I talk regularly with my colleagues about our role as teachers in civic duty or political engagement. There’s fear that teachers are not professional enough to handle the responsibility of engaging these topics in the classroom without personal bias or systemic indoctrination. I’m inclined to agree.

I see it as our responsibility to develop our students towards stronger critical thinking. And what that means practically depends on the culture of your student body and community. And then to challenge those starting point beliefs.

To develop critical thinking means to move students away from the acceptance of dogma as truth and towards participation in beliefs through commitment. The result is that students who leave discussion in opposition or in agreement will be more capable of living those beliefs. They aren’t just words spouted in response to situations, learned from parents and peers and role models; they are convictions that motivate actions consistent with the beliefs.

And thus, the role of teacher is to be interlocutor regardless of personal position. It does our students—and our society—no benefit to transition them from believing in one dogma to believing in another.

This is a tall task for passionate teachers. Those who have the boldness to be interested in engaging these topics are likely to believe strongly in their convictions. Trusting it is ok for students to think differently than that may feel like a loss in the classroom. What's a teacher to do?    

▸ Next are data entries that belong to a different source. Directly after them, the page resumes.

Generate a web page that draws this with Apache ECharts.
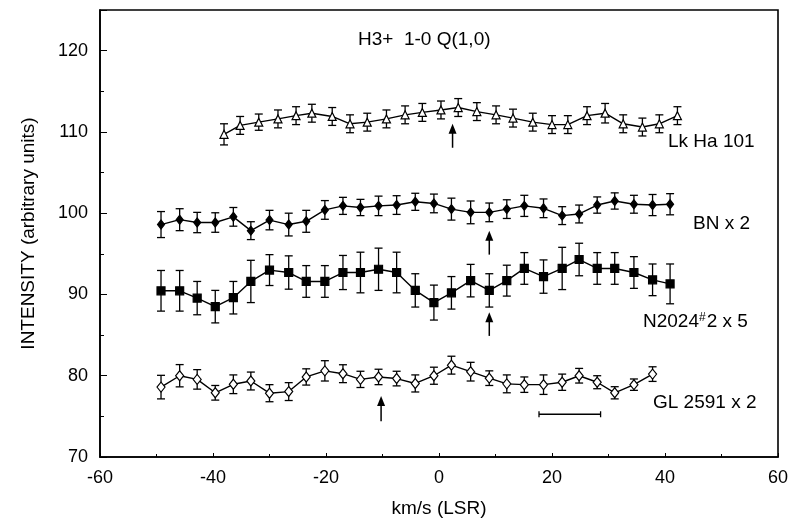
<!DOCTYPE html>
<html>
<head>
<meta charset="utf-8">
<script src="https://cdn.jsdelivr.net/npm/echarts@6/dist/echarts.min.js"></script>
<style>html,body{margin:0;padding:0;background:#fff}#c{width:794px;height:526px}</style>
</head>
<body>
<div id="c"></div>
<script>
// ---------- data ----------
const xTicks = [-60, -40, -20, 0, 20, 40, 60];
const yTicks = [70, 80, 90, 100, 110, 120];

const lkX = [-38.05,-35.2,-31.9,-28.5,-25.3,-22.5,-18.9,-15.75,-12.7,-9.3,-6.0,-2.95,0.35,3.4,6.7,10.1,13.1,16.6,20.0,22.8,26.2,29.4,32.6,36.0,39.0,42.2];
const lkY = [109.7,110.8,111.2,111.6,112.0,112.3,111.9,111.0,111.2,111.6,112.1,112.4,112.7,113.0,112.5,112.1,111.7,111.2,110.9,110.9,112.0,112.3,111.0,110.6,111.0,112.0];
const lkE = [1.3,1.1,1.0,1.1,1.1,1.1,1.1,1.1,1.1,1.1,1.1,1.1,1.1,1.1,1.1,1.1,1.1,1.1,1.1,1.1,1.1,1.2,1.1,1.1,1.1,1.1];

const gridX = [-49.2,-45.9,-42.8,-39.6,-36.4,-33.3,-30.0,-26.6,-23.5,-20.2,-17.0,-13.9,-10.7,-7.5,-4.2,-0.9,2.2,5.6,8.9,12.0,15.1,18.5,21.8,24.8,28.0,31.1,34.5,37.8,40.9];

const bnY = [98.6,99.2,98.85,98.85,99.55,97.85,99.15,98.6,99.0,100.4,100.9,100.7,100.9,101.0,101.4,101.2,100.5,100.1,100.1,100.5,100.9,100.6,99.7,99.9,101.0,101.5,101.1,101.0,101.1];
const bnE = [1.6,1.35,1.25,1.2,1.15,1.1,1.2,1.4,1.35,1.15,1.05,1.0,1.2,1.15,1.05,1.15,1.35,1.4,1.15,1.15,1.3,1.15,1.1,1.1,1.0,1.0,1.1,1.3,1.3];

const ngY = [90.45,90.45,89.55,88.5,89.6,91.6,93.0,92.7,91.6,91.6,92.7,92.7,93.1,92.7,90.5,89.0,90.2,91.7,90.5,91.7,93.2,92.2,93.2,94.3,93.2,93.2,92.7,91.8,91.3];
const ngE = [2.5,2.5,2.05,2.0,2.0,2.6,1.9,2.05,1.95,1.95,2.1,2.5,2.6,2.5,2.05,2.15,2.0,2.0,2.05,1.9,1.95,2.05,2.6,2.0,1.95,1.95,1.95,1.95,2.45];

const glX = gridX.slice(0, 28);
const glY = [78.6,80.0,79.55,77.9,78.95,79.35,77.85,78.05,79.85,80.6,80.25,79.55,79.85,79.65,79.05,80.0,81.3,80.5,79.7,79.0,78.9,78.9,79.2,80.0,79.2,77.9,78.9,80.2];
const glE = [1.45,1.37,1.2,0.9,1.15,1.1,1.05,1.1,1.0,1.25,1.1,1.0,0.95,0.9,1.05,1.05,1.1,1.15,0.9,1.1,0.95,1.2,1.0,0.9,0.8,0.75,0.7,0.9];

// arrows: [x, tail y, head y]
const arrows = [[2.4, 108.05, 111.0], [8.9, 94.9, 97.85], [8.9, 84.9, 87.8], [-10.25, 74.4, 77.5]];
// resolution bar: [x start, x end, y]
const resBar = [[17.7, 28.6, 75.26]];

const seriesNames = ['Lk Ha 101', 'BN x 2', 'N2024#2 x 5', 'GL 2591 x 2'];
const titleText = 'H3+  1-0 Q(1,0)';
const xName = 'km/s (LSR)';
const yName = 'INTENSITY (arbitrary units)';

// ---------- chart ----------
const FONT = '"Liberation Sans", Arial, sans-serif';
function zip(xs, ys, es) { return xs.map((x, i) => es ? [x, ys[i], es[i]] : [x, ys[i]]); }

function errRender(params, api) {
  const x = api.value(0), y = api.value(1), e = api.value(2);
  const p1 = api.coord([x, y + e]), p2 = api.coord([x, y - e]);
  const w = 4;
  const st = { stroke: '#000', lineWidth: 1.3 };
  return { type: 'group', children: [
    { type: 'line', shape: { x1: p1[0], y1: p1[1], x2: p2[0], y2: p2[1] }, style: st },
    { type: 'line', shape: { x1: p1[0] - w, y1: p1[1], x2: p1[0] + w, y2: p1[1] }, style: st },
    { type: 'line', shape: { x1: p2[0] - w, y1: p2[1], x2: p2[0] + w, y2: p2[1] }, style: st }
  ]};
}
function arrowRender(params, api) {
  const x = api.value(0), yt = api.value(1), yh = api.value(2);
  const t = api.coord([x, yt]), h = api.coord([x, yh]);
  return { type: 'group', children: [
    { type: 'line', shape: { x1: t[0], y1: t[1], x2: h[0], y2: h[1] + 6 }, style: { stroke: '#000', lineWidth: 1.5 } },
    { type: 'polygon', shape: { points: [[h[0], h[1]], [h[0] - 4, h[1] + 10], [h[0] + 4, h[1] + 10]] }, style: { fill: '#000' } }
  ]};
}
function barRender(params, api) {
  const a = api.coord([api.value(0), api.value(2)]), b = api.coord([api.value(1), api.value(2)]);
  const st = { stroke: '#000', lineWidth: 1.3 };
  return { type: 'group', children: [
    { type: 'line', shape: { x1: a[0], y1: a[1], x2: b[0], y2: b[1] }, style: st },
    { type: 'line', shape: { x1: a[0], y1: a[1] - 3, x2: a[0], y2: a[1] + 3 }, style: st },
    { type: 'line', shape: { x1: b[0], y1: b[1] - 3, x2: b[0], y2: b[1] + 3 }, style: st }
  ]};
}
function lineSeries(name, data, symbol, size, fill) {
  return { name, type: 'line', data, symbol, symbolSize: size, showAllSymbol: true, z: 5,
    lineStyle: { color: '#000', width: 1.4 },
    itemStyle: { color: fill, borderColor: '#000', borderWidth: 1.2 }, animation: false };
}
function errSeries(data) {
  return { type: 'custom', renderItem: errRender, data, z: 3, animation: false, encode: { x: 0, y: [1] } };
}

const chart = echarts.init(document.getElementById('c'), null, { renderer: 'canvas' });
chart.setOption({
  animation: false,
  backgroundColor: '#fff',
  textStyle: { fontFamily: FONT, color: '#000' },
  grid: { left: 100, right: 16, top: 10, bottom: 69, show: true, borderColor: '#000', borderWidth: 1.6 },
  xAxis: {
    type: 'value', min: xTicks[0], max: xTicks[xTicks.length - 1], interval: 20,
    name: xName, nameLocation: 'middle', nameGap: 42,
    nameTextStyle: { fontSize: 19, color: '#000', fontFamily: FONT },
    axisLine: { onZero: false, lineStyle: { color: '#000', width: 1.6 } },
    axisTick: { inside: true, length: 4, lineStyle: { color: '#000' } },
    minorTick: { show: true, splitNumber: 2, length: 3, lineStyle: { color: '#000' } },
    splitLine: { show: false },
    axisLabel: { fontSize: 18, color: '#000', margin: 12, fontFamily: FONT }
  },
  yAxis: {
    type: 'value', min: yTicks[0], max: 125, interval: 10,
    name: yName, nameLocation: 'middle', nameGap: 62, nameRotate: 90,
    nameTextStyle: { fontSize: 19, color: '#000', fontFamily: FONT },
    axisLine: { onZero: false, lineStyle: { color: '#000', width: 1.6 } },
    axisTick: { inside: true, length: 7, lineStyle: { color: '#000' } },
    minorTick: { show: true, splitNumber: 2, length: 4, lineStyle: { color: '#000' } },
    splitLine: { show: false },
    axisLabel: { fontSize: 18, color: '#000', margin: 12, fontFamily: FONT, showMaxLabel: false,
      formatter: v => (yTicks.indexOf(v) >= 0 ? String(v) : '') }
  },
  graphic: [
    { type: 'text', left: 358, top: 30, style: { text: titleText, font: '19px ' + FONT, fill: '#000' } },
    { type: 'text', left: 668, top: 132, style: { text: seriesNames[0], font: '19px ' + FONT, fill: '#000' } },
    { type: 'text', left: 693, top: 214, style: { text: seriesNames[1], font: '19px ' + FONT, fill: '#000' } },
    { type: 'text', left: 643, top: 312, style: {
        text: '{a|N2024}{s|#}{a|2 x 5}',
        rich: { a: { fontSize: 19, fontFamily: FONT, fill: '#000', color: '#000' },
                s: { fontSize: 12, fontFamily: FONT, color: '#000', verticalAlign: 'top', padding: [0, 1, 6, 0] } } } },
    { type: 'text', left: 653, top: 393, style: { text: seriesNames[3], font: '19px ' + FONT, fill: '#000' } }
  ],
  series: [
    errSeries(zip(lkX, lkY, lkE)),
    lineSeries(seriesNames[0], zip(lkX, lkY), 'triangle', 8, '#fff'),
    errSeries(zip(gridX, bnY, bnE)),
    lineSeries(seriesNames[1], zip(gridX, bnY), 'diamond', [7, 9], '#000'),
    errSeries(zip(gridX, ngY, ngE)),
    lineSeries(seriesNames[2], zip(gridX, ngY), 'rect', 8, '#000'),
    errSeries(zip(glX, glY, glE)),
    lineSeries(seriesNames[3], zip(glX, glY), 'diamond', [8, 10], '#fff'),
    { type: 'custom', renderItem: arrowRender, data: arrows, z: 4, animation: false, encode: { x: 0, y: [1, 2] } },
    { type: 'custom', renderItem: barRender, data: resBar, z: 4, animation: false, encode: { x: [0, 1], y: 2 } }
  ]
});
</script>
</body>
</html>
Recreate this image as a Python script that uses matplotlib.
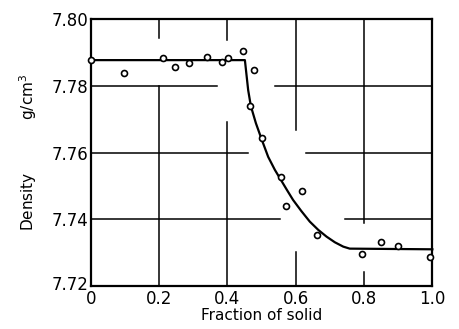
import matplotlib
matplotlib.use("Agg")
import matplotlib.pyplot as plt
import matplotlib.transforms as mtransforms

# measured points (fraction of solid, density)
frac_solid = [0.0, 0.097, 0.21, 0.246, 0.287, 0.34, 0.384, 0.402, 0.444, 0.478,
              0.467, 0.501, 0.556, 0.617, 0.570, 0.663, 0.794, 0.849, 0.899, 0.994]
density = [7.7877, 7.7837, 7.7882, 7.7857, 7.7869, 7.7885, 7.7872, 7.7882, 7.7904, 7.7847,
           7.7739, 7.7643, 7.7526, 7.7485, 7.7440, 7.7353, 7.7296, 7.7333, 7.7321, 7.7287]

# fitted curve as drawn
curve_x = [0.0, 0.451, 0.4606, 0.4685, 0.4832, 0.4999, 0.5192, 0.5388, 0.5564, 0.574,
           0.592, 0.616, 0.641, 0.666, 0.690, 0.7145, 0.739, 0.758, 1.0]
curve_y = [7.7877, 7.7877, 7.7787, 7.7739, 7.7688, 7.7640, 7.7587, 7.7548, 7.7518, 7.7488,
           7.7458, 7.7425, 7.7393, 7.7368, 7.7348, 7.7331, 7.7318, 7.7312, 7.7310]

x_ticks = [0.0, 0.2, 0.4, 0.6, 0.8, 1.0]
x_labels = ["0", "0.2", "0.4", "0.6", "0.8", "1.0"]
y_ticks = [7.72, 7.74, 7.76, 7.78, 7.80]
y_labels = ["7.72", "7.74", "7.76", "7.78", "7.80"]

# grid lines in the original are broken around the data
v_grid = {0.2: [(7.72, 7.78), (7.7943, 7.80)],
          0.4: [(7.72, 7.7692), (7.7937, 7.80)],
          0.6: [(7.72, 7.7303), (7.7667, 7.80)],
          0.8: [(7.72, 7.7243), (7.7389, 7.80)]}
h_grid = {7.78: [(0.0, 0.368), (0.538, 1.0)],
          7.76: [(0.0, 0.46), (0.631, 1.0)],
          7.74: [(0.0, 0.553), (0.743, 1.0)]}

plt.rcParams['font.family'] = ['DejaVu Sans']

fig = plt.figure(figsize=(4.59, 3.29), dpi=100)
ax = fig.add_axes([0.198, 0.1307, 0.744, 0.8113])

for xv, segs in v_grid.items():
    for y0, y1 in segs:
        ax.plot([xv, xv], [y0, y1], color='black', lw=1.1)
for yv, segs in h_grid.items():
    for x0, x1 in segs:
        ax.plot([x0, x1], [yv, yv], color='black', lw=1.1)

ax.plot(curve_x, curve_y, color='black', lw=1.6, clip_on=False, zorder=3)
ax.plot(frac_solid, density, 'o', ms=4.3, mfc='white', mec='black', mew=1.2,
        clip_on=False, zorder=4)

ax.set_xlim(0, 1.0)
ax.set_ylim(7.72, 7.80)
ax.set_xticks(x_ticks)
ax.set_xticklabels(x_labels)
ax.set_yticks(y_ticks)
ax.set_yticklabels(y_labels)
ax.tick_params(length=0, labelsize=12)
ax.tick_params(axis='y', pad=2)
ax.tick_params(axis='x', pad=3)
for s in ax.spines.values():
    s.set_linewidth(1.6)

# lift the bottom y label a little so it clears the "0"
lbl = ax.get_yticklabels()[0]
lbl.set_transform(lbl.get_transform() + mtransforms.ScaledTranslation(0, 2.5 / 72, fig.dpi_scale_trans))

ax.set_xlabel("Fraction of solid", fontsize=11, labelpad=0)
ax.set_ylabel("Density           g/cm$^3$", fontsize=11, labelpad=9)

fig.savefig("out.png", dpi=100)
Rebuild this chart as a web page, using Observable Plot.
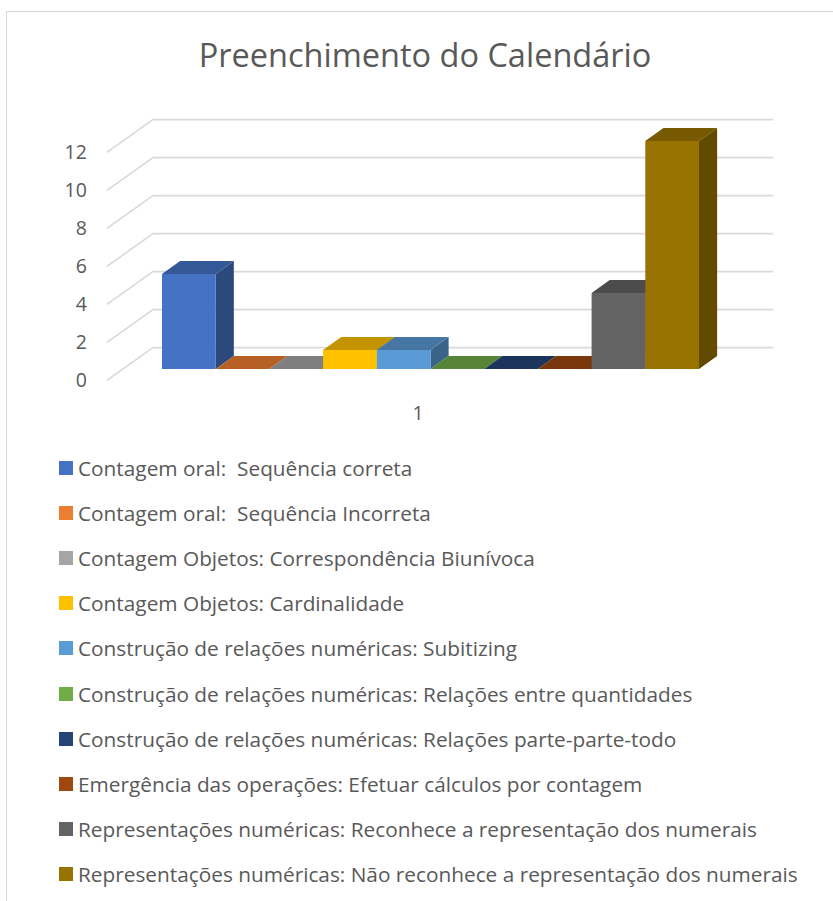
<!DOCTYPE html>
<html>
<head>
<meta charset="utf-8">
<script src="https://cdn.jsdelivr.net/npm/d3@7"></script>
<script src="https://cdn.jsdelivr.net/npm/@observablehq/plot@0.6"></script>
<style>
  html, body { margin: 0; padding: 0; background: #fff; }
  body { width: 833px; height: 901px; position: relative; overflow: hidden; font-family: "Open Sans", Lato, sans-serif; color: #595959; }
  #frame { position: absolute; left: 6px; top: 11px; width: 900px; height: 960px; border-left: 1.5px solid #d9d9d9; border-top: 1.5px solid #d9d9d9; }
  #title { position: absolute; left: 7px; width: 836px; top: 33px; text-align: center; font-size: 32.5px; line-height: 44px; }
  #chart { position: absolute; left: 0; top: 90px; }
  #legend { position: absolute; left: 59px; top: 445px; }
  .item { height: 45.2px; display: flex; align-items: center; font-size: 20.8px; white-space: nowrap; }
  .sw { width: 14px; height: 14px; margin-right: 5px; flex: none; }
</style>
</head>
<body>
<div id="frame"></div>
<div id="title"></div>
<div id="chart"></div>
<div id="legend"></div>
<script>
const title = "Preenchimento do Calendário";
const category = "1";
const seriesNames = [
  "Contagem oral:  Sequência correta",
  "Contagem oral:  Sequência Incorreta",
  "Contagem Objetos: Correspondência Biunívoca",
  "Contagem Objetos: Cardinalidade",
  "Construção de relações numéricas: Subitizing",
  "Construção de relações numéricas: Relações entre quantidades",
  "Construção de relações numéricas: Relações parte-parte-todo",
  "Emergência das operações: Efetuar cálculos por contagem",
  "Representações numéricas: Reconhece a representação dos numerais",
  "Representações numéricas: Não reconhece a representação dos numerais"
];
const seriesValues = [5, 0, 0, 1, 1, 0, 0, 0, 4, 12];
const seriesColors = ["#4472C4", "#ED7D31", "#A5A5A5", "#FFC000", "#5B9BD5", "#70AD47", "#264478", "#9E480E", "#636363", "#997300"];
const yTicks = [0, 2, 4, 6, 8, 10, 12];

// 3D projection constants (in data units): depth vector of the floor
const depthX = 0.857, depthY = 1.728;
const barDepth = 13 / 33, frontGap = 11 / 33, backGap = 1 - frontGap; // fractions of depth
const bdx = depthX * barDepth, bdy = depthY * barDepth;
const wallL = -0.75, wallR = 10.81;

const shade = (c, k) => { const o = d3.rgb(c); return d3.rgb(o.r * k, o.g * k, o.b * k).formatHex(); };

const bars = seriesValues.map((v, i) => ({name: seriesNames[i], value: v, color: seriesColors[i], i}));

const sideMarks = bars.map(b => Plot.areaY(
  [{x: b.i + 1, y1: 0, y2: b.value}, {x: b.i + 1 + bdx, y1: bdy, y2: b.value + bdy}],
  {x: "x", y1: "y1", y2: "y2", fill: shade(b.color, 0.64), curve: "linear"}
));
const topMarks = bars.map(b => Plot.areaX(
  [{y: b.value, x1: b.i, x2: b.i + 1}, {y: b.value + bdy, x1: b.i + bdx, x2: b.i + 1 + bdx}],
  {y: "y", x1: "x1", x2: "x2", fill: shade(b.color, 0.77), curve: "linear"}
));
const frontMarks = [Plot.rectY(bars, {x1: d => d.i, x2: d => d.i + 1, y1: 0, y2: "value", fill: "color"})];

const gridColor = "#d9d9d9";
const chart = Plot.plot({
  width: 833,
  height: 340,
  marginLeft: 162,
  marginRight: 134,
  marginTop: 51,
  marginBottom: 61,
  x: {domain: [0, seriesValues.length], axis: null},
  y: {domain: [0, 12], axis: null},
  color: {type: "identity"},
  style: {fontFamily: "'Open Sans', Lato, sans-serif", fontSize: "19px", color: "#595959", background: "transparent"},
  marks: [
    Plot.ruleY(yTicks, {y: t => t + depthY * backGap, x1: wallL + depthX * backGap, x2: wallR + depthX * backGap, stroke: gridColor, strokeWidth: 1.6}),
    Plot.link(yTicks, {x1: wallL - depthX * frontGap, y1: t => t - depthY * frontGap, x2: wallL + depthX * backGap, y2: t => t + depthY * backGap, stroke: gridColor, strokeWidth: 1.6}),
    ...sideMarks,
    ...topMarks,
    ...frontMarks,
    Plot.text(yTicks, {x: wallL - depthX * frontGap, y: t => t - depthY * frontGap, text: d => String(d), textAnchor: "end", dx: -20, fill: "#595959", fontSize: 19.5}),
    Plot.text([category], {x: seriesValues.length / 2, y: 0, text: d => d, dx: -13, dy: 44, fill: "#595959", fontSize: 19.5})
  ]
});
document.getElementById("chart").appendChild(chart);
document.getElementById("title").textContent = title;

const legend = document.getElementById("legend");
bars.forEach(b => {
  const item = document.createElement("div");
  item.className = "item";
  const sw = document.createElement("span");
  sw.className = "sw";
  sw.style.background = b.color;
  const t = document.createElement("span");
  t.textContent = b.name;
  t.style.whiteSpace = "pre";
  item.appendChild(sw);
  item.appendChild(t);
  legend.appendChild(item);
});
</script>
</body>
</html>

1. Find historic comparisons

A little separation from the present can give the opportunity to learn context for students, as well as see how our ideas change or return over time. If students want to discuss politics of the present about #MeToo or Trump, then I would take them to the 70s: Women's Liberation or Reagan's defeat of Carter. These conversations will still be passionate, but they can help with practice with the benefit of perspective.

2. Question like Socrates

I read a wonderful essay about the different roles Socrates played as teacher in Plato's writings. While all of them could be useful, one that seems particularly appropriate to this task is the analogy to a midwife. The midwife does not give birth, but has great skill in assisting the mother to do so. Similarly, the questioner may not know what the answer to a question is, nor are they looking for it from their own mind—they are skilled at drawing out the ideas of the student. Identify what goal is sought in discussion and allow that to be the focus; thus it will rarely be that students need to think a certain opinion or know what the teacher thinks for the goal to be accomplished.

The primary activity of the teacher in this role is as listener. It takes especially good listening to ask appropriate questions which lead students to question their own claims and justifications. Not because we wish for them to arrive at a certain idea—we want them to have this ability as they continue to think through ideas individually in their lives as citizens.

There’s a trade off for relationship development. Knowledge of one another is important for developing human relationships, so too much distance can cut against many of the goals in the classroom. As teachers, we need to be skilled questioners and listeners to draw out what our students know and think; we also need to share some of who we are so relationships can exist—each without ruining the other. This is an interesting balance I’m still trying to figure out.